Faculty Sponsor: Michael
Schuckers, Statistics

Evaluation
of Estimators of Generalized Pareto Distribution

Biometrics
is the study of identifying individuals based on their physical traits.  Biometric systems are designed in order to
detect whether a person attempting to gain access to information is the genuine
person or an imposter.  Of particular
importance to statisticians working on improving the False Match Rates (FMR)
and False Non-Match Rates (FNMR) are extreme value statistics; that is, the
lowermost or uppermost portions of the genuine and imposter distributions.  The present study set out to investigate the
accuracy of estimators of the Generalized Pareto Distribution (GPD).  The GPD is an effective way to analyze points
above a threshold.  Four estimators from
the R Pot Package were chosen: Maximum Likelihood Estimator (MLE), Unbiased
Probability Weighted Moments (PWMU), Biased Probability Weighted Moments
(PWMB), and Method of Moments (MOM). Under small and medium sample sizes, the
MLE estimator gave the most accurate estimates of scale and shape.  However, the PWMU and PWMB estimators
performed most consistently across small, medium and large sample sizes.

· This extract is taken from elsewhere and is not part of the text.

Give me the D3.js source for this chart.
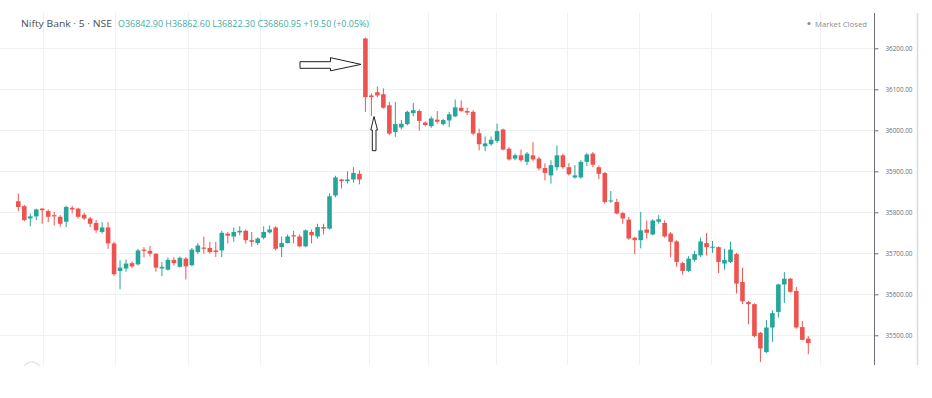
<!DOCTYPE html>
<html><head><meta charset="utf-8">
<script src="https://cdn.jsdelivr.net/npm/d3@7"></script>
<style>html,body{margin:0;padding:0;background:#fff;overflow:hidden}svg{display:block}</style>
</head><body>
<script>
// ---- data (Nifty Bank, 5-minute candles) ----
const opens = [35827,35815,35785,35790,35809,35803,35793,35789,35777,35811,35809,35794,35785,35774,35752,35763,35724,35657,35663,35676,
35673,35709,35706,35699,35663,35660,35684,35667,35687,35671,35703,35714,35713,35707,35707,35748,35741,35751,35755,35732,
35725,35738,35751,35763,35715,35725,35744,35741,35717,35752,35741,35764,35760,35841,35880,35876,35880,35894,
36224,36085,36093,36088,36061,35996,36007,36015,36042,36047,36019,36010,36026,36015,36024,36034,36055,36047,36045,35993,35961,35966,
35974,36002,35955,35931,35939,35923,35939,35931,35908,35890,35910,35939,35910,35885,35885,35923,35943,35910,35896,35827,
35825,35798,35782,35738,35732,35758,35746,35777,35774,35748,35729,35676,35657,35684,35695,35725,35714,35715,35675,35679,
35698,35630,35581,35576,35506,35459,35519,35557,35624,35638,35608,35520,35492];
const highs = [35846,35818,35797,35809,35810,35807,35801,35793,35816,35816,35811,35799,35789,35781,35776,35776,35728,35683,35685,35680,
35711,35715,35718,35700,35679,35690,35690,35692,35691,35713,35725,35741,35728,35728,35755,35752,35763,35766,35758,35752,
35739,35766,35768,35766,35741,35746,35755,35746,35758,35758,35772,35772,35846,35889,35882,35900,35910,35902,
36226,36090,36107,36102,36069,36069,36025,36048,36067,36051,36022,36034,36047,36028,36045,36075,36073,36055,36049,36004,35985,35985,
36016,36004,35959,35943,35953,35947,35971,35935,35919,35927,35963,35943,35920,35915,35927,35945,35947,35914,35898,35852,
35833,35801,35789,35740,35801,35780,35783,35793,35780,35752,35732,35679,35693,35706,35738,35750,35730,35717,35711,35728,
35701,35665,35584,35578,35508,35537,35561,35626,35654,35640,35618,35535,35498];
const lows = [35803,35778,35766,35781,35772,35776,35768,35765,35764,35797,35785,35781,35764,35750,35748,35711,35645,35612,35655,35664,
35670,35690,35692,35655,35644,35658,35670,35665,35636,35668,35698,35699,35699,35691,35691,35724,35728,35744,35724,35716,
35720,35734,35748,35707,35691,35724,35724,35715,35715,35724,35736,35746,35758,35837,35858,35870,35872,35868,
36045,36035,36081,36053,35988,35984,36002,36012,36034,35999,36010,36006,36016,36012,36008,36032,36045,36037,35988,35951,35949,35962,
35969,35951,35926,35927,35923,35915,35924,35902,35878,35870,35902,35906,35890,35882,35882,35913,35910,35881,35821,35823,
35795,35772,35733,35698,35712,35736,35744,35772,35738,35690,35667,35648,35654,35679,35691,35695,35701,35652,35660,35676,
35602,35576,35527,35495,35435,35457,35484,35543,35579,35604,35516,35488,35454];
const closes = [35813,35781,35790,35807,35805,35789,35790,35772,35813,35807,35789,35785,35772,35756,35763,35724,35649,35665,35675,35668,
35707,35706,35699,35665,35667,35684,35676,35689,35668,35709,35719,35711,35703,35703,35750,35743,35752,35755,35732,35728,
35736,35752,35758,35711,35725,35741,35741,35717,35756,35744,35764,35760,35839,35885,35876,35880,35896,35880,
36081,36081,36085,36055,35992,36015,36016,36045,36049,36023,36013,36029,36021,36025,36039,36056,36047,36043,35992,35966,35968,35977,
35998,35953,35929,35939,35927,35943,35929,35907,35896,35915,35939,35910,35893,35890,35923,35941,35916,35894,35825,35829,
35797,35785,35736,35732,35756,35750,35780,35783,35741,35728,35679,35657,35687,35698,35729,35715,35716,35679,35684,35709,
35626,35583,35576,35498,35468,35519,35554,35624,35638,35606,35519,35489,35481];
const priceTicks = [35500,35600,35700,35800,35900,36000,36100,36200];
const timeGridAt = [4.2,16.2,28.3,40.4,58.6,68.5,79.8,91.6,103.7,115.7,134];
const title = "Nifty Bank · 5 · NSE";
const ohlcText = "O36842.90 H36862.60 L36822.30 C36860.95 +19.50 (+0.05%)";
const statusText = "Market Closed";

// ---- drawing ----
const W = 932, H = 398;
const UP = "#26a69a", DOWN = "#ef5350", GRID = "#eef0f3";
const plotTop = 13, plotBottom = 365, axisX = 874;
const candles = opens.map((o,i)=>({i, o, h:highs[i], l:lows[i], c:closes[i]}));

const x = d3.scaleLinear().domain([0, candles.length-1]).range([18.3, 808.3]);
const y = d3.scaleLinear().domain([35500, 36200]).range([335.3, 48.3]);

const svg = d3.select("body").append("svg").attr("width", W).attr("height", H);
svg.append("rect").attr("width", W).attr("height", H).attr("fill", "#fff");

// grid
svg.append("g").selectAll("line").data(priceTicks).join("line")
  .attr("x1", 0).attr("x2", axisX).attr("y1", d=>Math.round(y(d))+0.5).attr("y2", d=>Math.round(y(d))+0.5)
  .attr("stroke", GRID).attr("stroke-width", 1);
svg.append("g").selectAll("line").data(timeGridAt).join("line")
  .attr("x1", d=>Math.round(x(d))+0.5).attr("x2", d=>Math.round(x(d))+0.5)
  .attr("y1", plotTop).attr("y2", plotBottom)
  .attr("stroke", GRID).attr("stroke-width", 1);

// candles
const bw = 4.6;
const g = svg.append("g");
g.selectAll("line.wick").data(candles).join("line").attr("class","wick")
  .attr("x1", d=>x(d.i)).attr("x2", d=>x(d.i))
  .attr("y1", d=>y(d.h)).attr("y2", d=>y(d.l))
  .attr("stroke", d=>d.c>=d.o?UP:DOWN).attr("stroke-width", 1);
g.selectAll("rect.body").data(candles).join("rect").attr("class","body")
  .attr("x", d=>x(d.i)-bw/2).attr("width", bw)
  .attr("y", d=>y(Math.max(d.o,d.c)))
  .attr("height", d=>Math.max(1, y(Math.min(d.o,d.c))-y(Math.max(d.o,d.c))))
  .attr("fill", d=>d.c>=d.o?UP:DOWN);

// price axis
const ax = svg.append("g").attr("transform", `translate(${axisX+0.5},0)`)
  .call(d3.axisRight(y).tickValues(priceTicks).tickFormat(d3.format(".2f")).tickSize(4).tickPadding(7));
ax.select(".domain").remove();
ax.selectAll(".tick line").attr("stroke", "#6a6d78");
ax.selectAll(".tick text").attr("fill", "#6a6d78")
  .attr("textLength", 27).attr("lengthAdjust", "spacingAndGlyphs")
  .style("font-family", "'Open Sans', sans-serif").style("font-size", "7.4px");
svg.append("line").attr("x1", axisX+0.5).attr("x2", axisX+0.5).attr("y1", plotTop).attr("y2", plotBottom)
  .attr("stroke", "#6a6d78").attr("stroke-width", 1);
svg.append("line").attr("x1", 917.5).attr("x2", 917.5).attr("y1", plotTop).attr("y2", plotBottom)
  .attr("stroke", "#d9dbe0").attr("stroke-width", 1.5);

// header
svg.append("text").attr("x", 21).attr("y", 27).text(title)
  .attr("fill", "#4a4d57").attr("textLength", 91).attr("lengthAdjust", "spacingAndGlyphs")
  .style("font-family", "'Open Sans', sans-serif").style("font-size", "9.5px");
svg.append("text").attr("x", 118).attr("y", 27).text(ohlcText)
  .attr("fill", "#3fae9f").attr("textLength", 251).attr("lengthAdjust", "spacingAndGlyphs")
  .style("font-family", "'Open Sans', sans-serif").style("font-size", "8.6px");
svg.append("circle").attr("cx", 809).attr("cy", 23.5).attr("r", 1.6).attr("fill", "#8a8d96");
svg.append("text").attr("x", 815).attr("y", 26.5).text(statusText)
  .attr("fill", "#8a8d96").attr("textLength", 52).attr("lengthAdjust", "spacingAndGlyphs")
  .style("font-family", "'Open Sans', sans-serif").style("font-size", "8px");

// annotation arrows
svg.append("path")
  .attr("d", "M300,61.7 L330.5,61.7 L330.5,57.7 L361,64.4 L330.5,70.8 L330.5,68.3 L300,68.3 Z")
  .attr("fill", "#fff").attr("stroke", "#222").attr("stroke-width", 1);
svg.append("path")
  .attr("d", "M374,116.5 L377.5,130 L376,130 L376,150.7 L372.3,150.7 L372.3,130 L370.8,130 Z")
  .attr("fill", "#fff").attr("stroke", "#222").attr("stroke-width", 1);

// faint scroll button at bottom-left
svg.append("path").attr("d", "M24,366 Q31,358 40,366").attr("fill", "none")
  .attr("stroke", "#e6e8ec").attr("stroke-width", 1.5);
</script>
</body></html>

Danielle Winters                              

Faculty
Sponsor, Ivan Ramler

Detecting
Struggling Students Early Using Linear Regression

We develop
a strategy to predict final grades from early materials in introductory
statistics and calculus courses.  Using
individual quiz and exam scores from historic data from sections using a
similar structure, we use multiple linear regression and logistic regression to
predict final grades on a week-by-week basis during the current semester. These
models can be used to predict final grades for students based on a few early
quiz scores and thus can be used to identify struggling students early in the
semester.  We believe that these models
provide a strategy that teachers can use within their classrooms on a weekly
basis to predict student performance.